#### What to do:
Copy exactly the lines from the start of the material through the line with "var FS = 16.5;". Pictures stay out of the copy.

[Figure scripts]

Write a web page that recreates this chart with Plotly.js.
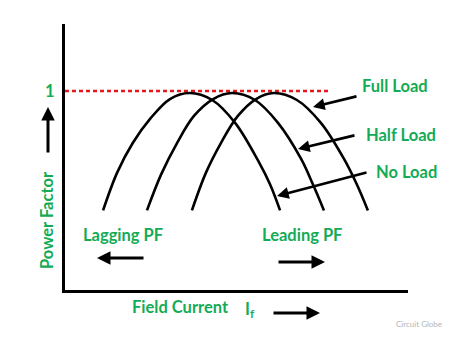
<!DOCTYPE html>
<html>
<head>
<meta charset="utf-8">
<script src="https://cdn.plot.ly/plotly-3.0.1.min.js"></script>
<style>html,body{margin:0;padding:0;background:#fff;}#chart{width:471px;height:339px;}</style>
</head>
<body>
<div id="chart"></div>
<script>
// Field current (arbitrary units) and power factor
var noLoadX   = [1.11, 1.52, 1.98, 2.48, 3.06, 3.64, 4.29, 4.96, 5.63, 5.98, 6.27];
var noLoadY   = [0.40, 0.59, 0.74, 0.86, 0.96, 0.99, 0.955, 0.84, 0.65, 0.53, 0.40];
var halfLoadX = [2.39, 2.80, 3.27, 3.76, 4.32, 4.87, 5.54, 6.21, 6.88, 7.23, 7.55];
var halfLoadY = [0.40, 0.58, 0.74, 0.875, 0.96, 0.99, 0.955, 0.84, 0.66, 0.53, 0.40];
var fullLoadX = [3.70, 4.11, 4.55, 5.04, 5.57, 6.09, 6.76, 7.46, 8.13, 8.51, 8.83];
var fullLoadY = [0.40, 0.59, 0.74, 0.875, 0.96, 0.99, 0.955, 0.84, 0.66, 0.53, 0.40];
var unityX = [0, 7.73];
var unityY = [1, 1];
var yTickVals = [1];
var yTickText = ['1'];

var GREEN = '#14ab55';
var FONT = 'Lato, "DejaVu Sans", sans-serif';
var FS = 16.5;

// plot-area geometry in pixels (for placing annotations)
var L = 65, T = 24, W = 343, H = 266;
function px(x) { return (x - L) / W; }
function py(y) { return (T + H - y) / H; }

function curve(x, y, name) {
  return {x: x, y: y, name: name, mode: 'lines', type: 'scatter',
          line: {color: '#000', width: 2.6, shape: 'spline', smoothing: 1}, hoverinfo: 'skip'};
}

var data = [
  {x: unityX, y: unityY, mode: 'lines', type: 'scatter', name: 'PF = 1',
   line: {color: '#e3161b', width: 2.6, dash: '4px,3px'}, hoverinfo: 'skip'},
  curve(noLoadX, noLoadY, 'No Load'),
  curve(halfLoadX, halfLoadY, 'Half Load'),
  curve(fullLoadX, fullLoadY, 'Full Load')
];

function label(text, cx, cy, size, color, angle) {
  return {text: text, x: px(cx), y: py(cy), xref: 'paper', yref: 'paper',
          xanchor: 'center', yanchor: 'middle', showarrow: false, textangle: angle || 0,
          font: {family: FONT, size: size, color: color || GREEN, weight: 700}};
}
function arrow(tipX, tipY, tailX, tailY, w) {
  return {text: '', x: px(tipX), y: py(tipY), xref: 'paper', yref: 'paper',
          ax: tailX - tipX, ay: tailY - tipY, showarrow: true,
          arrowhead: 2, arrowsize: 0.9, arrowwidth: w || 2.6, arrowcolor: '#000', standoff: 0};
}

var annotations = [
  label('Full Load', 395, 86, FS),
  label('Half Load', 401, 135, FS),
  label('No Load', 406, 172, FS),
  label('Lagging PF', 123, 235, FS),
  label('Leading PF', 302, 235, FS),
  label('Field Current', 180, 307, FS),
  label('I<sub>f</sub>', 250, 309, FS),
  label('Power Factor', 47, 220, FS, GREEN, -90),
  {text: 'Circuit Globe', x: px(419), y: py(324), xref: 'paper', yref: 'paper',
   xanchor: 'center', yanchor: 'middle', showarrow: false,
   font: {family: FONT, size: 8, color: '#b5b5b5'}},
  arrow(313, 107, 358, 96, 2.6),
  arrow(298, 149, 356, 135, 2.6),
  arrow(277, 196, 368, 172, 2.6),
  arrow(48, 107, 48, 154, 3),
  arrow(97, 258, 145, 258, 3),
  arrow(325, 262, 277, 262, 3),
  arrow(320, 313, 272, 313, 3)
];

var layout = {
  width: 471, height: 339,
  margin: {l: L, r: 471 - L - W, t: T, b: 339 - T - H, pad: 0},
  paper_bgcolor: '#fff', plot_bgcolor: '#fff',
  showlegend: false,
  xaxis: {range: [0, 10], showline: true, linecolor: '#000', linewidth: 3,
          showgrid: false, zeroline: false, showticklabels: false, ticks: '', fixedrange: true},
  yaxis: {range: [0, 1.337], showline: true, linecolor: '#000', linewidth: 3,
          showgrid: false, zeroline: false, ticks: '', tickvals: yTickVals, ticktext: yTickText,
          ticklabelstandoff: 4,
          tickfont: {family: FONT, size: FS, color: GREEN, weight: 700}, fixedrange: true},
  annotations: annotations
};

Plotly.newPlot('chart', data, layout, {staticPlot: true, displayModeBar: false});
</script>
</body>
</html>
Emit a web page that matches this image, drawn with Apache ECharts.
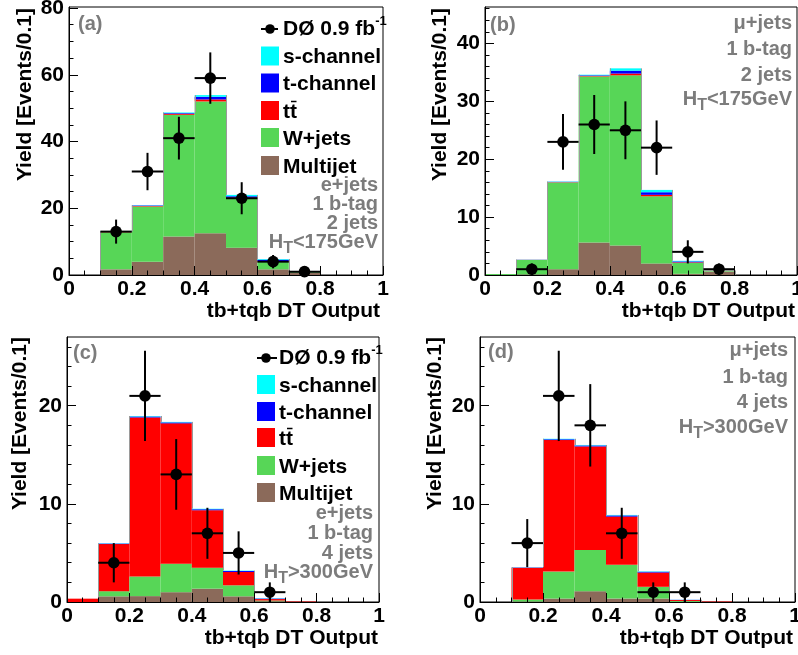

#### Exercise output:
Write a web page that recreates this chart with Plotly.js.
<!DOCTYPE html>
<html>
<head>
<meta charset="utf-8">
<script src="https://cdn.plot.ly/plotly-3.0.1.min.js"></script>
<style>html,body{margin:0;padding:0;background:#fff;}#chart{width:471px;height:339px;}</style>
</head>
<body>
<div id="chart"></div>
<script>
// Field current (arbitrary units) and power factor
var noLoadX   = [1.11, 1.52, 1.98, 2.48, 3.06, 3.64, 4.29, 4.96, 5.63, 5.98, 6.27];
var noLoadY   = [0.40, 0.59, 0.74, 0.86, 0.96, 0.99, 0.955, 0.84, 0.65, 0.53, 0.40];
var halfLoadX = [2.39, 2.80, 3.27, 3.76, 4.32, 4.87, 5.54, 6.21, 6.88, 7.23, 7.55];
var halfLoadY = [0.40, 0.58, 0.74, 0.875, 0.96, 0.99, 0.955, 0.84, 0.66, 0.53, 0.40];
var fullLoadX = [3.70, 4.11, 4.55, 5.04, 5.57, 6.09, 6.76, 7.46, 8.13, 8.51, 8.83];
var fullLoadY = [0.40, 0.59, 0.74, 0.875, 0.96, 0.99, 0.955, 0.84, 0.66, 0.53, 0.40];
var unityX = [0, 7.73];
var unityY = [1, 1];
var yTickVals = [1];
var yTickText = ['1'];

var GREEN = '#14ab55';
var FONT = 'Lato, "DejaVu Sans", sans-serif';
var FS = 16.5;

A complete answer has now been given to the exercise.